The slogan’s a catchy one. But on Saturday, a day after the birthday, surrounded by friends and family at a big bash, the Schenectady native had a different idea about how she has lived so long.

“All I can say is God’s been good to me,” she said. “For some reason, he must know that I’m a good person. Look around — all of my family is here. My grandchildren, my great-grandchildren and even their children are here.”

Tooley was born on March 21, 1914, delivered by a doctor who arrived by boat at her family’s River Street home. She still lives in Schenectady at a home where she has raised her own family, a two-family flat on Glendale Place that’s been hers since 1941.

These days, she lives downstairs and her daughter lives upstairs. But Tooley still does her own cooking, cleaning and laundry. She likes to garden. She doesn’t need a wheelchair or a walker. She is often surprised by mirrors and recent photographs — surprised that she’s not still a young woman.

“I don’t feel that old,” she said. “When I have my picture taken or look in the mirror, I don’t recognize myself.
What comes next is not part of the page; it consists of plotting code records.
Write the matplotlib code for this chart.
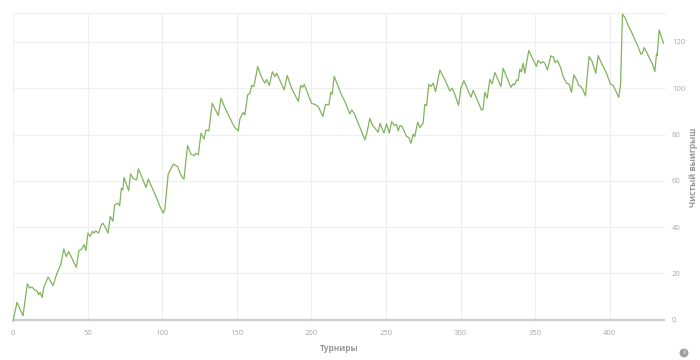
import matplotlib
matplotlib.use("Agg")
import matplotlib.pyplot as plt

# Cumulative net winnings per tournament (vertices)
tournaments = [
    0, 2.7, 6.7, 9.6, 11.2, 12.7, 14.5, 16.3, 17.2, 18.1, 19.6, 20.5, 23.5, 26.8,
    29.5, 32.0, 34.0, 35.7, 37.3, 42.4, 44.2, 46.2, 47.6, 48.9, 50.2, 51.8, 53.2,
    54.3, 55.4, 57.4, 59.2, 60.3, 61.9, 63.7, 65.2, 67.0, 68.1, 70.4, 71.5, 72.6,
    73.7, 74.4, 77.5, 78.8, 80.5, 82.9, 84.0, 86.2, 89.1, 90.7, 92.9, 96.3, 98.5,
    100.7, 101.8, 104.0, 107.4, 110.3, 113.0, 114.6, 117.0, 119.3, 121.5, 122.6,
    124.2, 126.0, 128.0, 129.3, 131.3, 133.5, 137.6, 139.4, 142.0, 147.6, 148.7,
    151.0, 152.1, 154.3, 155.4, 157.3, 158.8, 160.0, 161.5, 164.0, 166.6, 168.8,
    170.0, 171.8, 173.8, 175.5, 176.7, 181.8, 183.8, 186.7, 191.2, 192.8, 194.1,
    195.2, 200.1, 202.3, 204.6, 207.7, 209.5, 211.7, 213.0, 213.9, 215.3, 220.2,
    222.4, 225.8, 226.9, 228.7, 231.4, 233.6, 235.8, 237.0, 239.2, 240.8, 244.8,
    246.0, 248.6, 250.4, 252.2, 253.8, 255.5, 257.0, 258.2, 259.3, 260.8, 263.8,
    265.3, 266.7, 268.2, 269.3, 271.2, 272.7, 274.9, 276.0, 277.2, 278.7, 280.1,
    281.6, 283.2, 286.1, 289.5, 292.8, 294.4, 296.1, 298.6, 300.2, 302.2, 306.9,
    308.4, 310.7, 314.0, 315.1, 316.2, 317.8, 319.6, 321.1, 323.0, 327.0, 328.5,
    333.7, 335.2, 336.3, 337.5, 338.6, 339.7, 340.8, 341.9, 343.0, 345.7, 350.8,
    351.9, 353.8, 355.3, 356.4, 358.2, 360.5, 362.3, 363.2, 365.0, 367.2, 368.7,
    371.0, 372.8, 374.3, 375.9, 378.1, 379.2, 380.6, 381.7, 383.7, 386.1, 388.2,
    390.6, 392.2, 394.4, 397.8, 400.5, 402.3, 404.5, 406.0, 407.2, 408.5, 410.5,
    412.3, 414.5, 416.8, 419.0, 420.8, 421.9, 423.0, 425.0, 426.8, 428.6, 430.2,
    431.3, 431.7, 433.1, 436.0,
]
net_win = [
    -0.5, 7.5, 1.7, 15.5, 13.7, 14.1, 12.9, 12.2, 10.8, 11.8, 9.6, 13.7, 18.4, 14.7,
    20.1, 23.7, 30.6, 27.3, 29.5, 22.6, 29.8, 30.6, 32.4, 29.9, 37.4, 36.0, 38.2,
    37.4, 38.4, 37.4, 41.0, 41.7, 39.9, 37.4, 44.6, 42.5, 49.6, 50.3, 49.2, 56.8,
    56.1, 61.4, 55.7, 63.0, 61.0, 60.4, 65.2, 61.9, 57.1, 60.7, 57.5, 52.5, 48.9,
    46.0, 47.8, 62.9, 67.2, 66.2, 61.9, 60.7, 75.3, 71.5, 70.9, 71.9,
    71.2, 80.6, 78.1, 82.0, 81.6, 93.5, 88.2, 95.7, 91.6, 84.2, 83.0,
    81.6, 86.8, 89.6, 88.5, 97.1, 97.8, 101.2, 100.7, 109.4, 104.7, 102.2,
    103.8, 101.2, 107.1, 105.0, 106.5, 99.3, 105.5, 100.0, 94.3, 101.2, 100.4,
    101.7, 93.5, 93.0, 92.1, 87.8, 93.0, 92.8, 98.2, 97.4, 105.1, 97.1,
    94.3, 88.9, 90.6, 89.2, 84.9, 81.3, 77.7, 80.2, 87.0, 84.2, 81.0,
    84.9, 80.6, 84.6, 80.6, 85.6, 83.9, 84.4, 81.6, 83.9, 83.5, 79.1,
    78.7, 76.2, 80.2, 79.1, 85.3, 83.0, 84.9, 93.0, 92.5, 101.7, 100.7,
    102.2, 98.5, 107.9, 103.6, 98.8, 100.0, 97.4, 92.6, 100.0, 103.3, 96.1,
    99.0, 95.7, 90.6, 90.9, 98.2, 95.7, 103.8, 101.9, 106.8, 100.7, 108.6,
    100.4, 101.9, 101.4, 103.6, 103.3, 108.2, 107.1, 110.8, 106.5, 116.3, 109.4,
    112.0, 110.8, 111.5, 110.8, 107.9, 114.0, 113.4, 111.1, 112.0, 108.6, 105.0,
    102.2, 101.7, 98.2, 105.8, 103.2, 101.2, 100.7, 99.7, 96.7, 113.7, 111.5,
    106.5, 114.1, 110.8, 106.5, 101.7, 101.2, 98.2, 96.0, 101.4, 132.0, 130.2,
    127.0, 124.4, 120.9, 118.0, 114.7, 115.1, 117.6, 115.1, 112.7, 110.4, 107.2,
    114.7, 114.1, 125.2, 119.4,
]

x_ticks = [0, 50, 100, 150, 200, 250, 300, 350, 400]
y_ticks = [0, 20, 40, 60, 80, 100, 120]

plt.rcParams["font.family"] = ["Open Sans", "DejaVu Sans"]

fig = plt.figure(figsize=(7, 3.6), dpi=100)
ax = fig.add_axes([13 / 700, 1 - 322 / 360, 652 / 700, 309 / 360])

ax.plot(tournaments, net_win, color="#82b35e", linewidth=0.9, zorder=3,
        clip_on=False)
ax.axhline(0, color="#cccccc", linewidth=1.6, zorder=2)

ax.set_xlim(0, 437)
ax.set_ylim(-1, 132.5)
ax.set_xticks(x_ticks)
ax.set_yticks(y_ticks)
ax.grid(True, color="#efefef", linewidth=0.8)
ax.set_axisbelow(True)

for side in ["left", "bottom", "right"]:
    ax.spines[side].set_visible(False)
ax.spines["top"].set_color("#efefef")
ax.spines["top"].set_linewidth(0.8)

ax.yaxis.tick_right()
ax.yaxis.set_label_position("right")
ax.tick_params(axis="both", length=0, labelsize=5.5, labelcolor="#aaaaaa")
ax.tick_params(axis="x", pad=6)
ax.tick_params(axis="y", pad=5)

ax.set_xlabel("Турниры", fontsize=6, fontweight="bold", color="#999999",
              labelpad=5)
ax.set_ylabel("Чистый выигрыш", fontsize=6, fontweight="bold",
              color="#999999", rotation=90, labelpad=3)

fig.text(684 / 700, 1 - 353 / 360, "i", fontsize=4, fontweight="bold",
         color="white", ha="center", va="center",
         bbox=dict(boxstyle="circle,pad=0.35", fc="#a0a0a0", ec="none"))

plt.savefig("out.png", dpi=100)
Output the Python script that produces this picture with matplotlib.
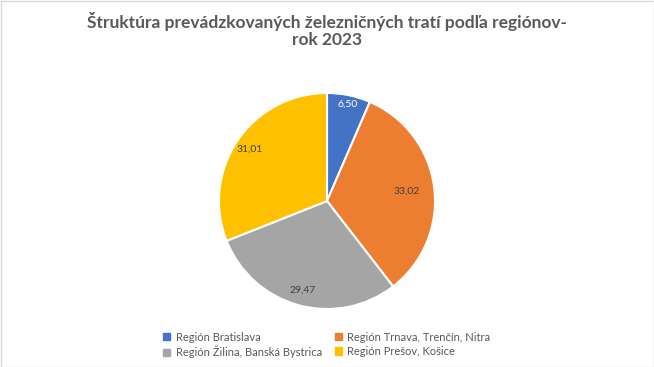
import matplotlib
matplotlib.use("Agg")
import matplotlib.pyplot as plt
from matplotlib.patches import Rectangle
import numpy as np

regions = ["Región Bratislava", "Región Trnava, Trenčín, Nitra",
           "Región Žilina, Banská Bystrica", "Región Prešov, Košice"]
values = [6.50, 33.02, 29.47, 31.01]
colors = ["#4472C4", "#ED7D31", "#A5A5A5", "#FFC000"]
label_colors = ["white", "#404040", "#404040", "#404040"]
label_dist = [0.92, 0.74, 0.86, 0.86]

plt.rcParams["font.family"] = ["Lato", "DejaVu Sans"]

fig = plt.figure(figsize=(6.54, 3.67), dpi=100)
ax = fig.add_axes([0, 0, 1, 1])
ax.set_xlim(0, 654)
ax.set_ylim(367, 0)
ax.axis("off")

# pie in its own square axes, centre (327, 201), radius ~108 px
cx, cy, r = 327, 201, 108
pax = fig.add_axes([(cx - r) / 654, 1 - (cy + r) / 367, 2 * r / 654, 2 * r / 367])
wedges, _ = pax.pie(values, colors=colors, startangle=90, counterclock=False,
                    wedgeprops=dict(edgecolor="white", linewidth=1.5))
pax.set_aspect("equal")
pax.set_xlim(-1, 1)
pax.set_ylim(-1, 1)

for w, v, c, d in zip(wedges, values, label_colors, label_dist):
    ang = np.deg2rad((w.theta1 + w.theta2) / 2)
    pax.text(d * np.cos(ang), d * np.sin(ang), f"{v:.2f}".replace(".", ","),
             ha="center", va="center", fontsize=7.5, color=c)

fig.text(0.5, 1 - 30 / 367, "Štruktúra prevádzkovaných železničných tratí podľa regiónov-\nrok 2023",
         ha="center", va="center", fontsize=12.5, fontweight="bold",
         color="#595959", linespacing=1.1)

# legend is filled row by row in the reference
order = [0, 2, 1, 3]
handles = [Rectangle((0, 0), 1, 1, color=colors[i]) for i in order]
fig.legend(handles, [regions[i] for i in order], loc="center",
           bbox_to_anchor=(0.5, 1 - 345 / 367),
           ncol=2, frameon=False, fontsize=8, labelcolor="#595959",
           handlelength=0.6, handleheight=0.6, handletextpad=0.5,
           columnspacing=1.2, labelspacing=0.3)

ax.add_patch(Rectangle((0.5, 0.5), 653, 366, fill=False, edgecolor="#D9D9D9", lw=1))

fig.savefig("out.png", dpi=100)
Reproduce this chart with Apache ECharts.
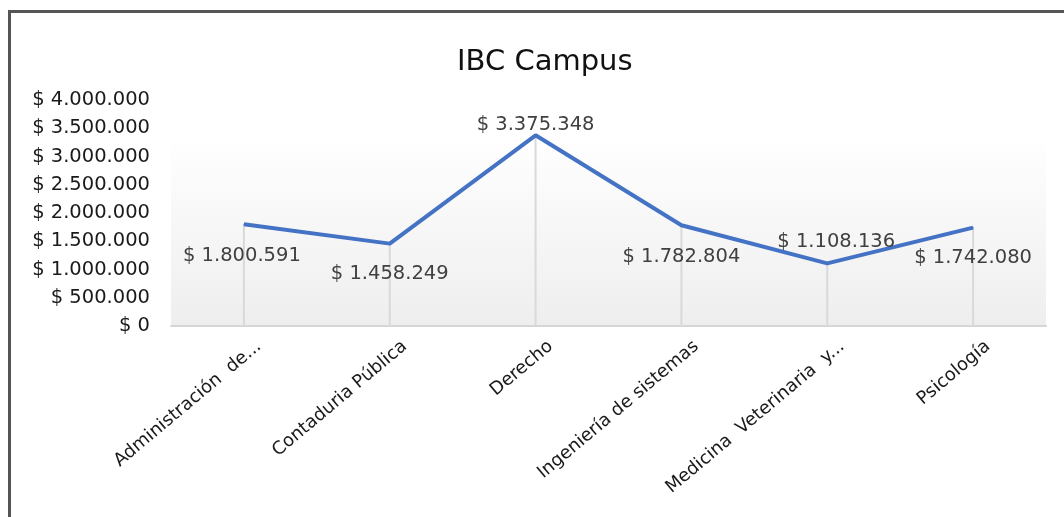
<!DOCTYPE html>
<html>
<head>
<meta charset="utf-8">
<title>IBC Campus</title>
<script src="https://cdn.jsdelivr.net/npm/echarts@6/dist/echarts.min.js"></script>
<style>
    html, body { margin: 0; padding: 0; background: #fff; }
    #frame {
        position: absolute;
        left: 8px;
        top: 10px;
        width: 1056px;
        height: 507px;
        border-top: 3px solid #555;
        border-left: 3px solid #555;
        box-sizing: border-box;
    }
    #lineEcharts { position: absolute; left: 0; top: 0; width: 1064px; height: 517px; }
</style>
</head>
<body>
<div id="frame"></div>
<div id="lineEcharts"></div>
<script>
    // datos del gráfico
    const categorias = ['Administración  de...', 'Contaduria Pública', 'Derecho', 'Ingeniería de sistemas', 'Medicina  Veterinaria  y...', 'Psicología'];
    const valores = [1800591, 1458249, 3375348, 1782804, 1108136, 1742080];
    const yTicks = [0, 500000, 1000000, 1500000, 2000000, 2500000, 3000000, 3500000, 4000000];

    // formato $ 1.234.567
    function pesos(v) {
        return '$ ' + String(Math.round(v)).replace(/\B(?=(\d{3})+(?!\d))/g, '.');
    }

    // posición de cada etiqueta (como en Excel)
    const labelPos = [
        { position: 'bottom', distance: 21, offset: [-2, 0] },
        { position: 'bottom', distance: 20, offset: [0, 0] },
        { position: 'top', distance: 0, offset: [0, 0] },
        { position: 'bottom', distance: 21, offset: [0, 0] },
        { position: 'top', distance: 11, offset: [9, 0] },
        { position: 'bottom', distance: 20, offset: [0, 0] }
    ];

    const fuente = '"DejaVu Sans", Verdana, sans-serif';

    const myChart = echarts.init(document.getElementById('lineEcharts'));
    const option = {
        backgroundColor: 'transparent',
        animation: false,
        textStyle: { fontFamily: fuente },
        title: {
            text: 'IBC Campus',
            left: 452,
            top: 43,
            textStyle: { fontSize: 29, fontWeight: 'normal', color: '#111', fontFamily: fuente }
        },
        grid: {
            left: 171,
            right: 18,
            top: 100,
            bottom: 191,
            outerBoundsMode: 'none',
            containLabel: false,
            show: true,
            borderWidth: 0,
            backgroundColor: new echarts.graphic.LinearGradient(0, 0, 0, 1, [
                { offset: 0, color: '#ffffff' },
                { offset: 0.15, color: '#ffffff' },
                { offset: 1, color: '#eeeeee' }
            ])
        },
        xAxis: {
            type: 'category',
            data: categorias,
            boundaryGap: true,
            axisLine: { lineStyle: { color: '#d6d6d6', width: 2 } },
            axisTick: { show: false },
            axisLabel: {
                rotate: 40,
                interval: 0,
                margin: 19,
                verticalAlign: 'top',
                padding: [0, -12, 0, 0],
                fontSize: 18,
                color: '#1a1a1a'
            }
        },
        yAxis: {
            type: 'value',
            min: 0,
            max: 4000000,
            interval: 500000,
            axisLine: { show: false },
            axisTick: { show: false },
            splitLine: { show: false },
            axisLabel: {
                margin: 21,
                fontSize: 19.5,
                color: '#1a1a1a',
                formatter: function (v) { return yTicks.indexOf(v) >= 0 ? pesos(v) : ''; }
            }
        },
        series: [
            {
                // líneas de caída
                name: 'drop',
                type: 'bar',
                barWidth: 2,
                silent: true,
                itemStyle: { color: '#d9d9d9' },
                data: valores,
                z: 1
            },
            {
                name: 'IBC Campus',
                type: 'line',
                symbol: 'circle',
                symbolSize: 1,
                showSymbol: true,
                itemStyle: { color: '#4472C4' },
                lineStyle: { color: '#4472C4', width: 4 },
                data: valores.map(function (v, i) {
                    return {
                        value: v,
                        label: Object.assign({ show: true }, labelPos[i])
                    };
                }),
                label: {
                    show: true,
                    fontSize: 19.5,
                    color: '#404040',
                    fontFamily: fuente,
                    formatter: function (p) { return pesos(p.value); }
                },
                z: 3
            }
        ]
    };
    myChart.setOption(option);
</script>
</body>
</html>
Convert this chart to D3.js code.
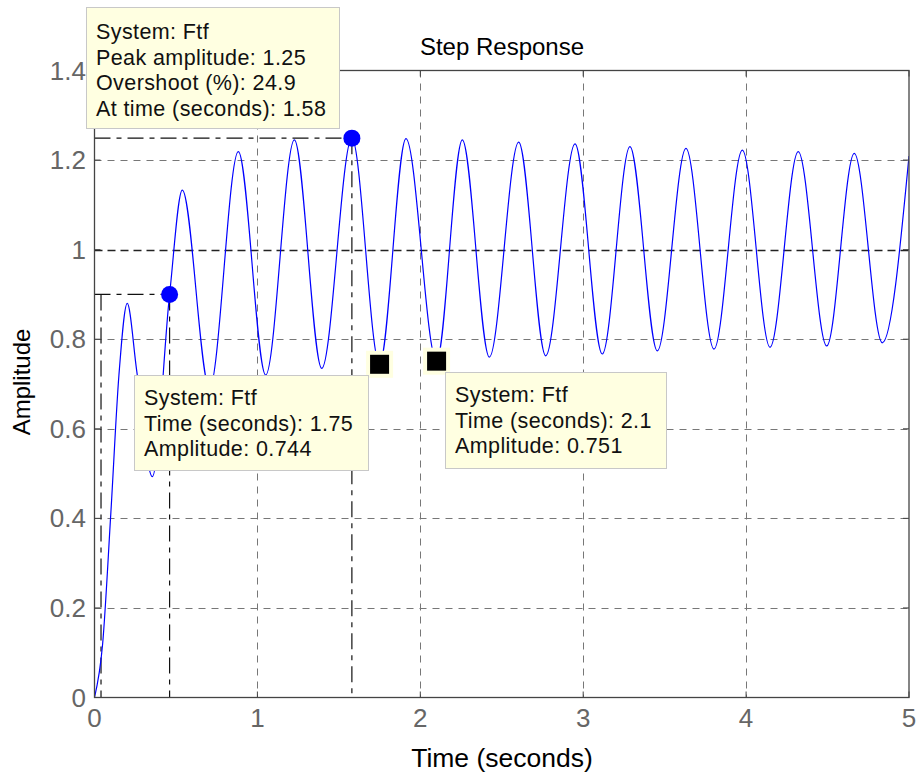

I think maybe I’m still 65, something like that, you know?”

Her parents were born in Poland, but eventually moved to America, where they had five children. She was the middle sibling. Her father worked at American Locomotive Company until he died.

“My father and mother were 76 and 78 when they died,” she said. “I have a sister-in-law, but I’m the last one of my siblings alive. My youngest brother just died at 91, or was it 92?”

Her greatest accomplishment in life was being a good wife and a good mother, simple as that, she said. In all, she has two daughters, Joan and Anita; five grandchildren; seven great-grandchildren; and four great-great-grandchildren.

“Don’t you think I have a beautiful family?” she said Saturday, looking around at the room full of people. “They’re all the same lovable. I just love them all the same. Growing up, we kissed and hugged a lot. When we visit, we kiss and hug. That’s our hello. I preach to them all the time that love is the most important thing. I never say money. I say love. Being in a small town, we have all this love. You can see it in this room.”

Assemblyman Jim Tedisco, R-Glenville, also showed up at Tooley’s birthday party Saturday to present her with a state Assembly citation.